Escrito na intensa fluidez da paixão, “Cantáteis” é um livro de cantos feito pelos cantos. Uma ótima oportunidade para estimular os fãs do compositor e cantor a se aproximarem mais da poesia. O ofício da palavra está cada vez mais necessário nos dias de hoje. Diante do avanço da anticultura de consumo, na qual premia-se quem não se importa com nada, quem finge não sentir dor e quem imita as melhores imitações, Chico César não se intimida e contra-ataca a tragédia do alheamento, a praga apocalíptica e a indiferença generalizada com versos cheios de alma e de conteúdo universal, como quem acredita ser um grande amor uma das coisas imprescindíveis na vida. Mesmo que seja apenas para lembrar.
Em seu longo poema, Chico César revela o otimismo do desejo de quem sente a importância do outro e mostra que sabe bem as razões da sua condição de apaixonado. O que em nenhum momento leva seus versos a tergiversarem sobre os sentimentos. “Onde estará a amante / eu pergunto ao viajante / ele responde: na estrada / onde estará a amada / eu pergunto ao passarinho / ele responde: no ninho / nenhuma exata resposta / e o vinho de que ela gosta / estoco em minha adega / para quando a paixão cega / enxergar a mesa posta”. As palavras dizem o que ferve no peito do narrador e ganham as páginas como lava de coração incandescente.
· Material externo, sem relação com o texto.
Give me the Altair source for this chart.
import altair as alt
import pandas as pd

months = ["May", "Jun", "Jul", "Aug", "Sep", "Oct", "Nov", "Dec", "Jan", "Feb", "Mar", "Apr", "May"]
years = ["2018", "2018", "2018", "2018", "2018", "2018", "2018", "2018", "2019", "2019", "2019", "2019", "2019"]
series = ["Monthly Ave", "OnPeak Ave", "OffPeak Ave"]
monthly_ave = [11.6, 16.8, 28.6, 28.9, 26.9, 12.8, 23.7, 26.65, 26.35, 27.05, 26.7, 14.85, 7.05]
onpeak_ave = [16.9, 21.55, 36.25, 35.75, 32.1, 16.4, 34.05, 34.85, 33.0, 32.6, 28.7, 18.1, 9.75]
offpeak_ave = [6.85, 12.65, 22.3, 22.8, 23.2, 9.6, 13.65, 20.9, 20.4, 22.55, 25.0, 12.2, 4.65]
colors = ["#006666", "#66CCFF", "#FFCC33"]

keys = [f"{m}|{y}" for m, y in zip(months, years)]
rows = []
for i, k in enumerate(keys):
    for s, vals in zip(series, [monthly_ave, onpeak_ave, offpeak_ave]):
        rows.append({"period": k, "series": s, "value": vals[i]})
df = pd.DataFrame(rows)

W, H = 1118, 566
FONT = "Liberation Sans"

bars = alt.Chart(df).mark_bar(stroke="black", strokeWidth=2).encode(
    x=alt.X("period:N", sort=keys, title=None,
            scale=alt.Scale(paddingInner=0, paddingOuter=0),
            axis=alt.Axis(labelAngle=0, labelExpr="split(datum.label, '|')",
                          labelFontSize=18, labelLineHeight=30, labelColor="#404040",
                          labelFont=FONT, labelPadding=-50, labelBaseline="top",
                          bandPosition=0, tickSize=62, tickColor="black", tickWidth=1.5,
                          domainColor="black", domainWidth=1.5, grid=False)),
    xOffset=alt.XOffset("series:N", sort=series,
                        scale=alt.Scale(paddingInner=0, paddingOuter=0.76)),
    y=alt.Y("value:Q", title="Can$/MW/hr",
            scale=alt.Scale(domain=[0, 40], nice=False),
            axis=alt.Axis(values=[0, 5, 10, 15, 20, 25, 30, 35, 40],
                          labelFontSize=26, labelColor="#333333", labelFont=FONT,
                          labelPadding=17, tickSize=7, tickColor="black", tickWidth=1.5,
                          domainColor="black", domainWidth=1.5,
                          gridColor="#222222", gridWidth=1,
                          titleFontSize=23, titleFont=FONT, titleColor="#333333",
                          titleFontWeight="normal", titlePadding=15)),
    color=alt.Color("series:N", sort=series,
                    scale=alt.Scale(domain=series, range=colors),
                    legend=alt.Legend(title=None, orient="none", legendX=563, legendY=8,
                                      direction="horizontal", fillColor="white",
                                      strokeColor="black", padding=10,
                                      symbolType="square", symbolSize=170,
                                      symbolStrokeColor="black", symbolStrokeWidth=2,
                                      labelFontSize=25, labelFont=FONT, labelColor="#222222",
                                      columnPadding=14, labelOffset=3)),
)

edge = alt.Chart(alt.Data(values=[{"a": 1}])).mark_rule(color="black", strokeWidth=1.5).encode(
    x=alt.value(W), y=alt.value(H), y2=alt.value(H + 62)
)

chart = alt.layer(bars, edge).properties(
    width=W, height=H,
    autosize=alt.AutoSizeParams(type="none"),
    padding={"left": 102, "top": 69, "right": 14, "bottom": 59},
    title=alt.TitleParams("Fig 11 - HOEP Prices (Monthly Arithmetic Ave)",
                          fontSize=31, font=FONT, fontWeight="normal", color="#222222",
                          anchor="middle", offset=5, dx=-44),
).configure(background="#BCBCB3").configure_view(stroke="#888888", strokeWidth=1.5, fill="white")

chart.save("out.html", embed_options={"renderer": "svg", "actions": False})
“Cantáteis” é um produto cultural concebido sem amarras e por isso mesmo excetuado da mesmice festejada pelo nosso despotismo ilustrado. É verve em movimento, isolando a translação da Terra para alcançar os anos que virão prenhes da paz. Recorrer aos prazeres da memória é uma maneira sábia de demonstrar crença no centauro do futuro desenhado pela reincorporação das emoções sinceras. No epílogo o autor diz que escreveu esse livro estimulado pela força dos poemas extensos e eternos na literatura universal e cita “Os Cantos” de Erza Pound, “Morte e Vida Severina” de João Cabral de Melo Neto, “Altazor” de Vicente Hidobro, “O Guesa” de Souzândrade e a “Divina Comédia” de Dante Alighieri.
É curioso ler o livro de poemas de um artista que já nos brindou com inúmeras músicas de letras tão caldeadas em belas poesias. Em “Cantáteis” dá gosto apreciar a sensibilidade do autor e sua tradução visual de “amozade”, sem com isso reduzir a palavra a uma mera figura de composição. “Sim, gorvinda ama sidharta / mas é preciso que parta / vai num groove em espiral / expirar o bem e o mal / esperar godot e deus / a folia de Mateus / o inefável banquete / o tambor o tamborete / o torniquete no peito / está tudo para ser feito / febem e instituto Goethe”. O autor esquadrinha a colagem imagética típica do cordel, da cantoria e da peleja para exultar sua carta de devoção poética sem qualquer subordinação ao tempo e ao espaço.